WASHINGTON — President Barack Obama delivers his seventh and final State of the Union address Tuesday night. Excerpts released by the White House indicate that the speech will express optimism for the country’s future in “a time of extraordinary change.”

“It’s change that promises amazing medical breakthroughs, but also economic disruptions that strain working families. It promises education for girls in the most remote villages, but also connects terrorists plotting an ocean away. It’s change that can broaden opportunity, or widen inequality. And whether we like it or not, the pace of this change will only accelerate,” according to excerpts released by the White House.

The speech will likely be light on specific policy proposals with the president  talking instead about how the country has improved since the crises he inherited when he took office in 2009.

“We made change work for us, always extending America’s promise outward, to the next frontier, to more and more people. And because we did — because we saw opportunity where others saw only peril — we emerged stronger and better than before.”

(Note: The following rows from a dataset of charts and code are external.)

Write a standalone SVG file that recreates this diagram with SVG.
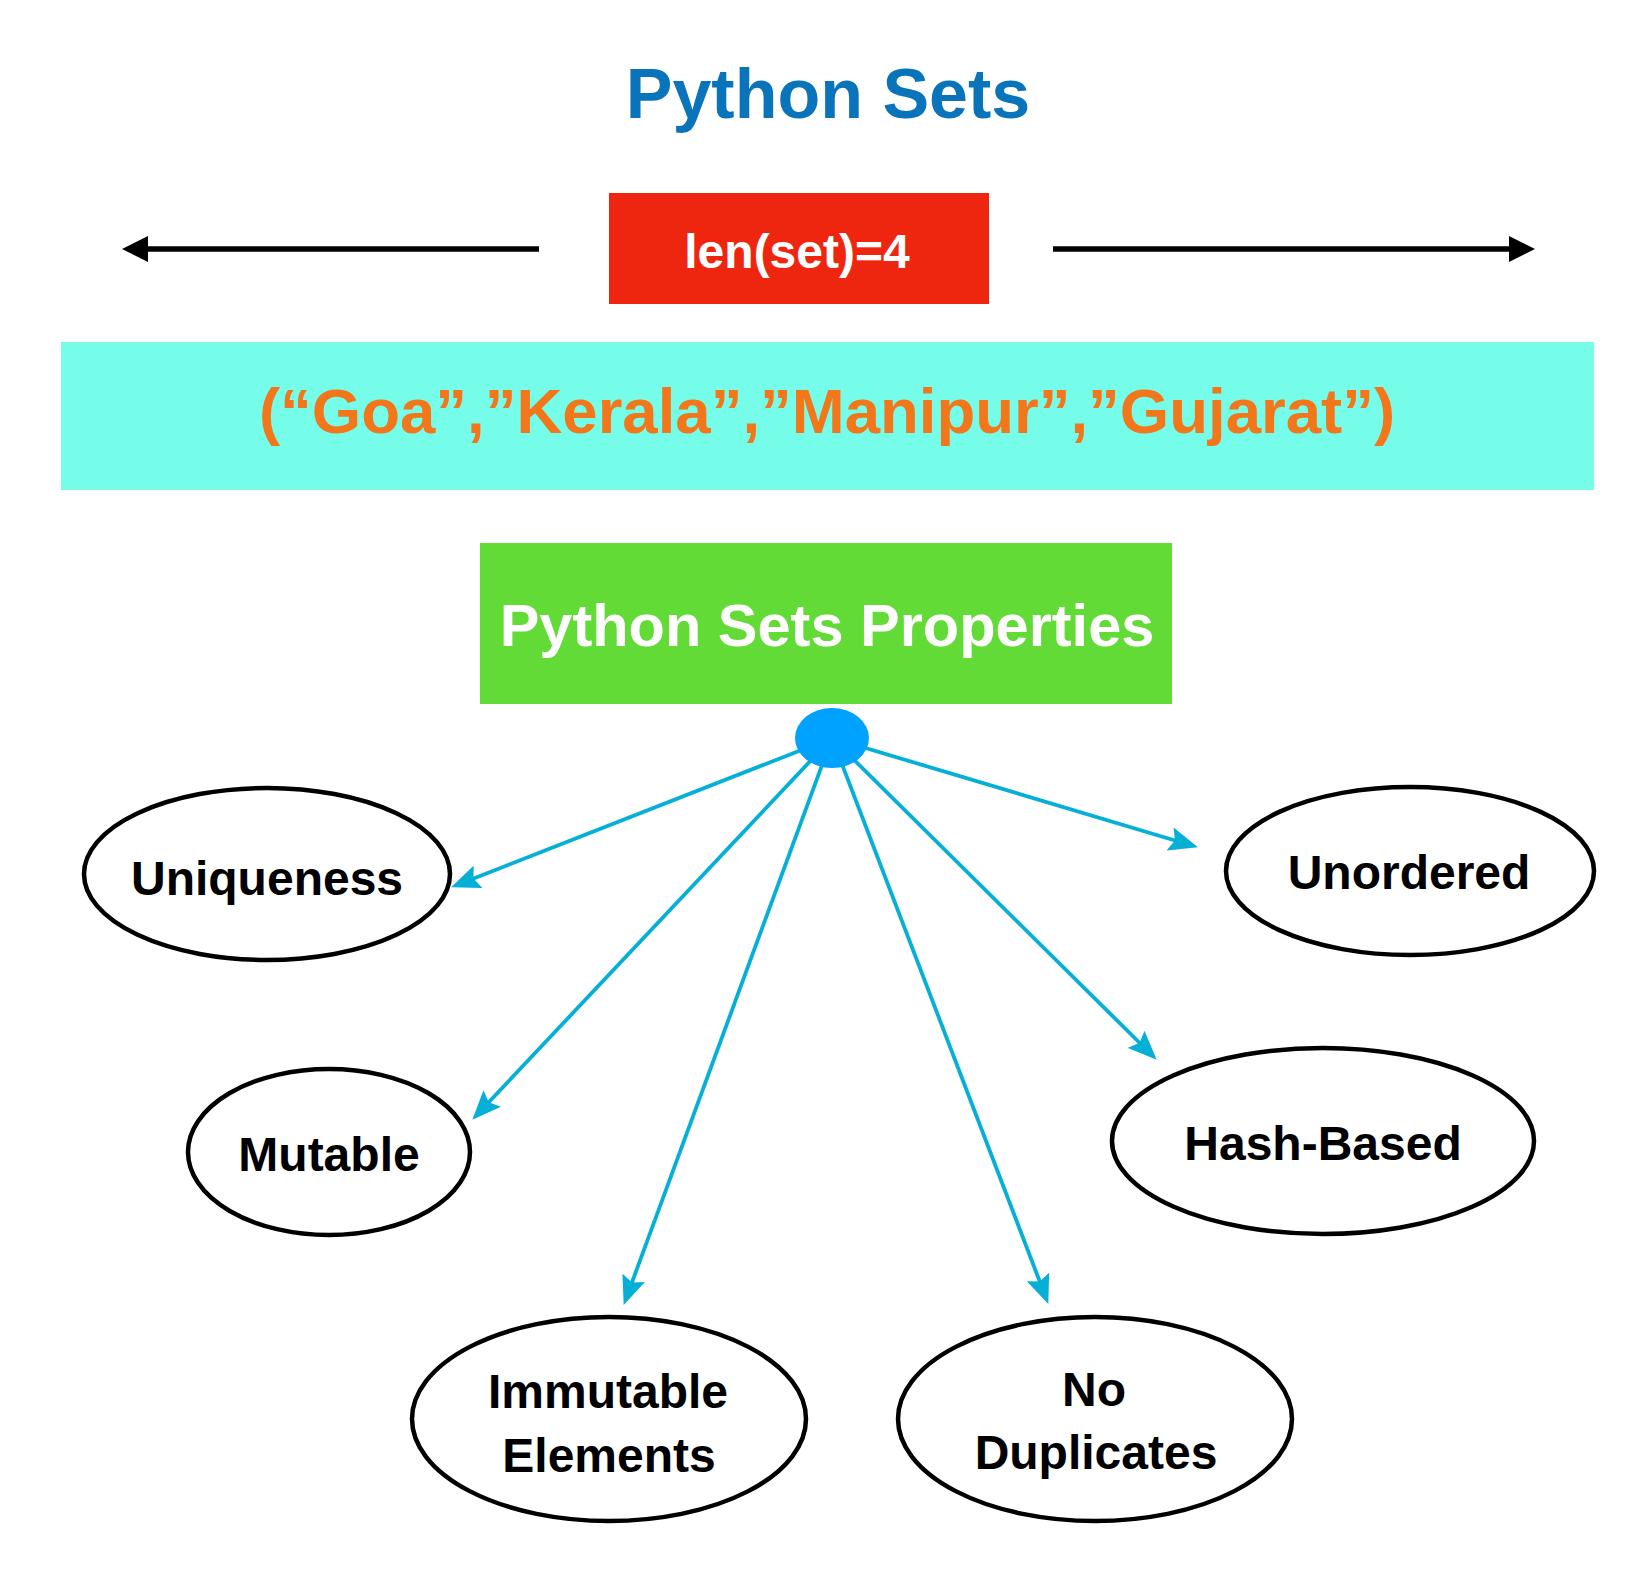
<svg xmlns="http://www.w3.org/2000/svg" width="1646" height="1572" viewBox="0 0 1646 1572">
<style>
text{font-family:"Liberation Sans",Arial,sans-serif;font-weight:bold;text-anchor:middle}
.lbl{font-size:48px;fill:#000}
.prop{fill:#fff;stroke:#000;stroke-width:4.5}
.conn{stroke:#05afd6;stroke-width:3.8;fill:none;marker-end:url(#ah)}
.blk{stroke:#000;stroke-width:5.5;fill:none}
</style>
<defs>
<marker id="ah" viewBox="0 0 29 24" refX="13" refY="12" markerWidth="29" markerHeight="24" markerUnits="userSpaceOnUse" orient="auto">
<path d="M0,0 L29,12 L0,24 L5,12 z" fill="#05afd6"/>
</marker>
<marker id="bh" viewBox="0 0 26 26" refX="4" refY="13" markerWidth="26" markerHeight="26" markerUnits="userSpaceOnUse" orient="auto">
<path d="M0,0 L26,13 L0,26 z" fill="#000"/>
</marker>
</defs>
<rect width="1646" height="1572" fill="#fff"/>
<g id="title"><text x="828" y="118" font-size="70" fill="#0a74ba">Python Sets</text></g>
<g id="len-box">
<rect x="609" y="193" width="380" height="111" fill="#ee2610"/>
<text x="797" y="268" font-size="48" fill="#fff">len(set)=4</text>
</g>
<g id="set-box">
<rect x="61" y="342" width="1533" height="148" fill="#75fde9"/>
<text x="827" y="433" font-size="63.5" fill="#f4761a">(“Goa”,”Kerala”,”Manipur”,”Gujarat”)</text>
</g>
<g id="props-box">
<rect x="480" y="543" width="692" height="161" fill="#62db37"/>
<text x="827" y="646" font-size="59.5" fill="#fff">Python Sets Properties</text>
</g>
<g id="connectors">
<line class="blk" x1="539" y1="249" x2="144" y2="249" marker-end="url(#bh)"/>
<line class="blk" x1="1053" y1="249" x2="1513" y2="249" marker-end="url(#bh)"/>
<line class="conn" x1="832" y1="738" x2="466" y2="881.5"/>
<line class="conn" x1="832" y1="738" x2="1182.6" y2="842.7"/>
<line class="conn" x1="832" y1="738" x2="483.3" y2="1108"/>
<line class="conn" x1="832" y1="738" x2="1145.3" y2="1048.5"/>
<line class="conn" x1="832" y1="738" x2="629.2" y2="1290"/>
<line class="conn" x1="832" y1="738" x2="1042.6" y2="1289"/>
</g>
<g id="hub"><ellipse cx="832" cy="738" rx="37" ry="30" fill="#00a2ff"/></g>
<g id="uniqueness"><ellipse class="prop" cx="267" cy="874" rx="183" ry="86"/><text class="lbl" x="267" y="895">Uniqueness</text></g>
<g id="unordered"><ellipse class="prop" cx="1410" cy="871" rx="184" ry="84"/><text class="lbl" x="1409" y="889">Unordered</text></g>
<g id="mutable"><ellipse class="prop" cx="329" cy="1152" rx="141" ry="83"/><text class="lbl" x="329" y="1171" font-size="49">Mutable</text></g>
<g id="hash-based"><ellipse class="prop" cx="1323" cy="1141" rx="211" ry="93"/><text class="lbl" x="1323" y="1160" font-size="49.5">Hash-Based</text></g>
<g id="immutable-elements"><ellipse class="prop" cx="609" cy="1419" rx="197" ry="102"/><text class="lbl" x="608" y="1408" font-size="48.5">Immutable</text><text class="lbl" x="609" y="1472">Elements</text></g>
<g id="no-duplicates"><ellipse class="prop" cx="1095" cy="1419" rx="197" ry="102"/><text class="lbl" x="1094" y="1406">No</text><text class="lbl" x="1096" y="1469">Duplicates</text></g>
</svg>
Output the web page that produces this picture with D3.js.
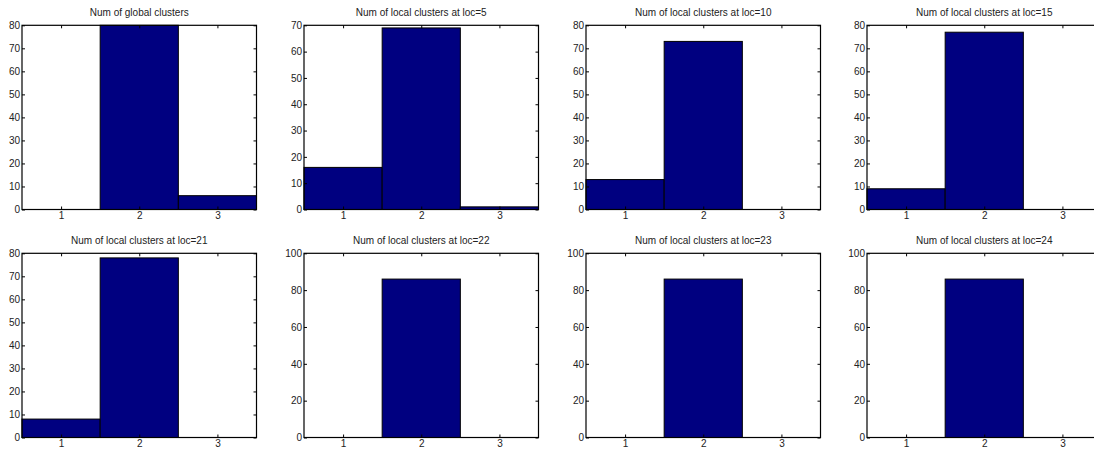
<!DOCTYPE html>
<html>
<head>
<meta charset="utf-8">
<script src="https://cdn.jsdelivr.net/npm/d3@7/dist/d3.min.js"></script>
<style>
  html, body { margin: 0; padding: 0; background: #fff; }
  svg { display: block; }
  text { font-family: "Liberation Sans", Arial, sans-serif; }
</style>
</head>
<body>
<svg id="chart" width="1094" height="449"></svg>
<script>
// ---- data ----
const categories = [1, 2, 3];
const titles = [
  "Num of global clusters",
  "Num of local clusters at loc=5",
  "Num of local clusters at loc=10",
  "Num of local clusters at loc=15",
  "Num of local clusters at loc=21",
  "Num of local clusters at loc=22",
  "Num of local clusters at loc=23",
  "Num of local clusters at loc=24"
];
const countsGlobal = [0, 80, 6];
const countsLoc5  = [16, 69, 1];
const countsLoc10 = [13, 73, 0];
const countsLoc15 = [9, 77, 0];
const countsLoc21 = [8, 78, 0];
const countsLoc22 = [0, 86, 0];
const countsLoc23 = [0, 86, 0];
const countsLoc24 = [0, 86, 0];
const yMaxes = [80, 70, 80, 80, 80, 100, 100, 100];
const yTickSteps = [10, 10, 10, 10, 10, 20, 20, 20];
const allCounts = [countsGlobal, countsLoc5, countsLoc10, countsLoc15,
                   countsLoc21, countsLoc22, countsLoc23, countsLoc24];

// ---- layout ----
const colLeft = [22, 304, 586, 867];
const axW = 234.5;
const rowTop = [25.3, 253.3];
const axH = 184.2;

const svg = d3.select("#chart");

allCounts.forEach((counts, i) => {
  const r = Math.floor(i / 4), c = i % 4;
  const x0 = colLeft[c], y0 = rowTop[r];
  const g = svg.append("g").attr("transform", `translate(${x0},${y0})`);

  const x = d3.scaleLinear().domain([0.5, 3.5]).range([0, axW]);
  const y = d3.scaleLinear().domain([0, yMaxes[i]]).range([axH, 0]);
  const yticks = d3.range(0, yMaxes[i] + 0.001, yTickSteps[i]);

  // bars
  g.selectAll("rect.bar").data(counts.map((v, k) => ({v, k: categories[k]})))
    .enter().append("rect")
    .attr("class", "bar")
    .attr("x", d => x(d.k - 0.5))
    .attr("width", d => x(d.k + 0.5) - x(d.k - 0.5))
    .attr("y", d => y(d.v))
    .attr("height", d => y(0) - y(d.v))
    .attr("fill", "#000080")
    .attr("stroke", "#000")
    .attr("stroke-width", 1);

  const fmt = d3.format("d");
  // bottom axis
  const xb = g.append("g").attr("transform", `translate(0,${axH})`)
    .call(d3.axisBottom(x).tickValues(categories).tickFormat(fmt).tickSize(-3).tickPadding(2));
  // top axis (ticks only)
  const xt = g.append("g")
    .call(d3.axisTop(x).tickValues(categories).tickFormat("").tickSize(-3));
  // left axis
  const yl = g.append("g")
    .call(d3.axisLeft(y).tickValues(yticks).tickFormat(fmt).tickSize(-3).tickPadding(2));
  // right axis (ticks only)
  const yr = g.append("g").attr("transform", `translate(${axW},0)`)
    .call(d3.axisRight(y).tickValues(yticks).tickFormat("").tickSize(-3));

  [xb, xt, yl, yr].forEach(a => {
    a.select(".domain").remove();
    a.selectAll("line").attr("stroke", "#000").attr("stroke-width", 1);
    a.selectAll("text").attr("fill", "#222").style("font-size", "10px")
      .style("font-family", "'Liberation Sans', Arial, sans-serif");
  });

  // box
  g.append("rect").attr("x", 0).attr("y", 0).attr("width", axW).attr("height", axH)
    .attr("fill", "none").attr("stroke", "#000").attr("stroke-width", 1.2);

  // title
  g.append("text")
    .attr("x", axW / 2).attr("y", -9)
    .attr("text-anchor", "middle")
    .attr("fill", "#222")
    .style("font-size", "10px")
    .text(titles[i]);
});
</script>
</body>
</html>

The president is also expected to discuss the political climate leading up to the 2016 presidential election, saying that change will come “only happen if we fix our politics.”

“A better politics doesn’t mean we have to agree on everything. This is a big country, with different regions and attitudes and interests. That’s one of our strengths, too. Our founders distributed power between states and branches of government, and expected us to argue, just as they did, over the size and shape of government, over commerce and foreign relations, over the meaning of liberty and imperatives of security.”